La conciliation s’annonce difficile
Certains grands noms de l’aérospatiale ont par exemple déjà montré qu’ils n’hésitaient pas à contourner les règles. On peut citer le cas de SpaceX, qui a récemment outrepassé un point important de la procédure de lancement au lieu d’attendre le feu vert du régulateur américain (voir notre article). De plus, la firme continue de déployer des Starlinks à un rythme effréné, ce que de nombreuses institutions ne voient pas d’un bon œil. Et connaissant le tempérament d’Elon Musk il sera difficile de le convaincre de ralentir la cadence par simple principe de précaution…
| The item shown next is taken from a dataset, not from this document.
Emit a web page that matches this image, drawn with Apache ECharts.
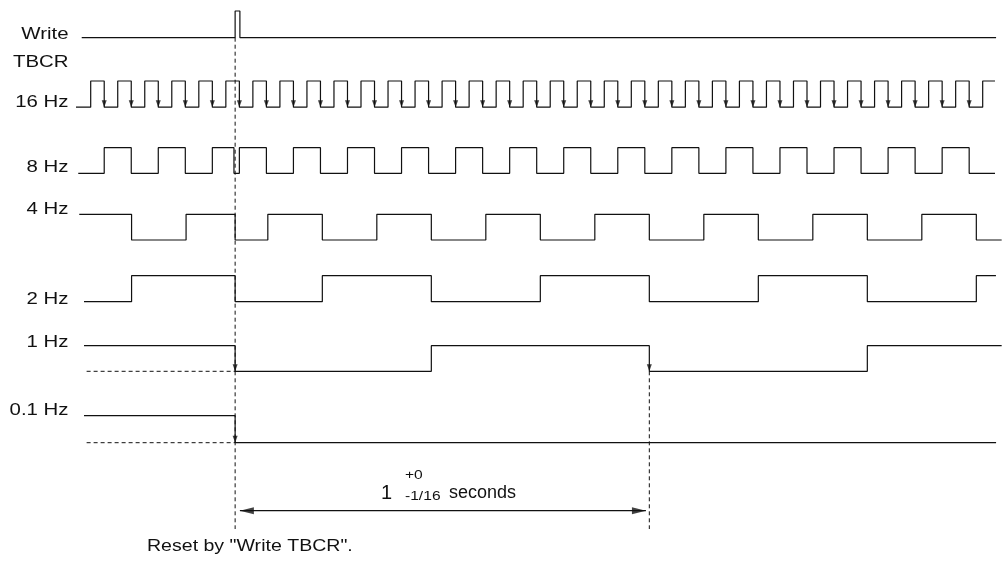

Et ce problème de coordination devient encore plus épineux sur la scène internationale. Par exemple, en 2021, la Russie a pulvérisé l’un de ses satellites lors d’un test militaire sans avertir ses partenaires. L’incident a généré un nuage de débris qui a directement menacé des satellites et la Station Spatiale Internationale elle-même (voir notre Bill Nelson, l’administrateur de la NASA. © NASA/Bill Ingalls). Mais dans le contexte actuel, en pleine invasion de l’Ukraine, on imagine assez mal comment les différents pays pourraient discuter sereinement de ces problématiques.
Il y a aussi le cas de la Chine, dont l’aérospatiale progresse très rapidement en ce moment. Le pays de Xi Jinping a fait de l’espace l’une de ses priorités, et prévoit par exemple d’installer une base sur la Lune d’ici quelques années. Or, sachant que la Chine et les États-Unis sont embarqués dans une sorte de “guerre froide” commerciale et idéologique (voir notre article), il sera forcément difficile trouver un terrain d’entente.
Il sera donc intéressant de suivre les retombées de cette affaire. D’ici quelques mois, le NSC pourrait s’appuyer sur les recommandations de la NASA pour poser les bases d’un nouveau cadre réglementaire, ce qui suscitera probablement des réactions chez SpaceX et consorts. Cela pourrait aussi inciter les autres pays à faire de même, puis à établir un nouveau traité commun susceptible de définir les termes de la colonisation spatiale pour les décennies à venir.